# Your instructions:
Return the listing below unchanged, minus its pictures.

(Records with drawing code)
════════

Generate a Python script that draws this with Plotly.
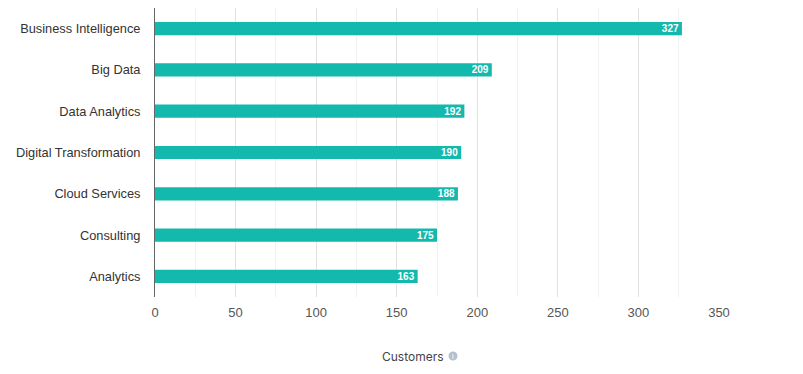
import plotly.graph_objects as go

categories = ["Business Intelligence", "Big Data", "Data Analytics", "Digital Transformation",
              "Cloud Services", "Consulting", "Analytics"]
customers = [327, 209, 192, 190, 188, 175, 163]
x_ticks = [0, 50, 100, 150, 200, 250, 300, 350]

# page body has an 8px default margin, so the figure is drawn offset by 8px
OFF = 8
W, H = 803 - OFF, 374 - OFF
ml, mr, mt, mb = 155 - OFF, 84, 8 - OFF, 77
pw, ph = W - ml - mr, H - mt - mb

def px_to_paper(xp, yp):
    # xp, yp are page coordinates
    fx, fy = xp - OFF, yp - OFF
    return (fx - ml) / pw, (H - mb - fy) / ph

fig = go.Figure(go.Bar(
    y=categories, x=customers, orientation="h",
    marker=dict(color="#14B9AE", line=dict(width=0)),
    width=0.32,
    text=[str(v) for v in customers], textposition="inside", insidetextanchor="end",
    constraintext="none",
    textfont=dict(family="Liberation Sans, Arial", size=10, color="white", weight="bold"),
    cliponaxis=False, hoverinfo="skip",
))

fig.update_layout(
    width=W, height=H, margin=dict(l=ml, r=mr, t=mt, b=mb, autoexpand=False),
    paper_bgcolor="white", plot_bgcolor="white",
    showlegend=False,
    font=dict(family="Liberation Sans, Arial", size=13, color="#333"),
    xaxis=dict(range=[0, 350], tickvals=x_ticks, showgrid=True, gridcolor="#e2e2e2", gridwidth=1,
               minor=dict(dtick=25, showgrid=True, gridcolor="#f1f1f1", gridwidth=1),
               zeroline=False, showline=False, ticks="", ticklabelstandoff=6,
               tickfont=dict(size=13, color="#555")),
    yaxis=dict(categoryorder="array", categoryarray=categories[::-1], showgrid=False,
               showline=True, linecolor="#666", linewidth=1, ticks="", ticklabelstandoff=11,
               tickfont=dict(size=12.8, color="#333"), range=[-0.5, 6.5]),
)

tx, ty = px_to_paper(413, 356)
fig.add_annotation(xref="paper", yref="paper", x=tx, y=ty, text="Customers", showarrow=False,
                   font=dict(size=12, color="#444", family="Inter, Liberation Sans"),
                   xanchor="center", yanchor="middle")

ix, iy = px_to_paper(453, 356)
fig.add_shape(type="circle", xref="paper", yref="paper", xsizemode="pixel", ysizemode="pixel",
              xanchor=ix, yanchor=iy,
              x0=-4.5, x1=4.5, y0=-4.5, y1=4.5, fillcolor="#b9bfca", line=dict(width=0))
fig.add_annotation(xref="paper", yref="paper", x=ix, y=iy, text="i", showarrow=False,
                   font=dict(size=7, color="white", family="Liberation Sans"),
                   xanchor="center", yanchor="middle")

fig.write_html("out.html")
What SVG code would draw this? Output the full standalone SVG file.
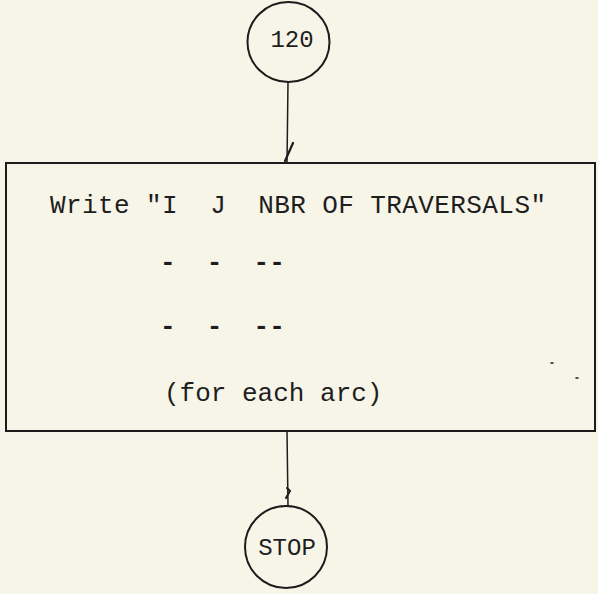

════════

# Exercise answer:
Generate a Python script that draws this with Plotly.
import plotly.graph_objects as go

categories = ["Business Intelligence", "Big Data", "Data Analytics", "Digital Transformation",
              "Cloud Services", "Consulting", "Analytics"]
customers = [327, 209, 192, 190, 188, 175, 163]
x_ticks = [0, 50, 100, 150, 200, 250, 300, 350]

# page body has an 8px default margin, so the figure is drawn offset by 8px
OFF = 8
W, H = 803 - OFF, 374 - OFF
ml, mr, mt, mb = 155 - OFF, 84, 8 - OFF, 77
pw, ph = W - ml - mr, H - mt - mb

def px_to_paper(xp, yp):
    # xp, yp are page coordinates
    fx, fy = xp - OFF, yp - OFF
    return (fx - ml) / pw, (H - mb - fy) / ph

fig = go.Figure(go.Bar(
    y=categories, x=customers, orientation="h",
    marker=dict(color="#14B9AE", line=dict(width=0)),
    width=0.32,
    text=[str(v) for v in customers], textposition="inside", insidetextanchor="end",
    constraintext="none",
    textfont=dict(family="Liberation Sans, Arial", size=10, color="white", weight="bold"),
    cliponaxis=False, hoverinfo="skip",
))

fig.update_layout(
    width=W, height=H, margin=dict(l=ml, r=mr, t=mt, b=mb, autoexpand=False),
    paper_bgcolor="white", plot_bgcolor="white",
    showlegend=False,
    font=dict(family="Liberation Sans, Arial", size=13, color="#333"),
    xaxis=dict(range=[0, 350], tickvals=x_ticks, showgrid=True, gridcolor="#e2e2e2", gridwidth=1,
               minor=dict(dtick=25, showgrid=True, gridcolor="#f1f1f1", gridwidth=1),
               zeroline=False, showline=False, ticks="", ticklabelstandoff=6,
               tickfont=dict(size=13, color="#555")),
    yaxis=dict(categoryorder="array", categoryarray=categories[::-1], showgrid=False,
               showline=True, linecolor="#666", linewidth=1, ticks="", ticklabelstandoff=11,
               tickfont=dict(size=12.8, color="#333"), range=[-0.5, 6.5]),
)

tx, ty = px_to_paper(413, 356)
fig.add_annotation(xref="paper", yref="paper", x=tx, y=ty, text="Customers", showarrow=False,
                   font=dict(size=12, color="#444", family="Inter, Liberation Sans"),
                   xanchor="center", yanchor="middle")

ix, iy = px_to_paper(453, 356)
fig.add_shape(type="circle", xref="paper", yref="paper", xsizemode="pixel", ysizemode="pixel",
              xanchor=ix, yanchor=iy,
              x0=-4.5, x1=4.5, y0=-4.5, y1=4.5, fillcolor="#b9bfca", line=dict(width=0))
fig.add_annotation(xref="paper", yref="paper", x=ix, y=iy, text="i", showarrow=False,
                   font=dict(size=7, color="white", family="Liberation Sans"),
                   xanchor="center", yanchor="middle")

fig.write_html("out.html")
What SVG code would draw this? Output the full standalone SVG file.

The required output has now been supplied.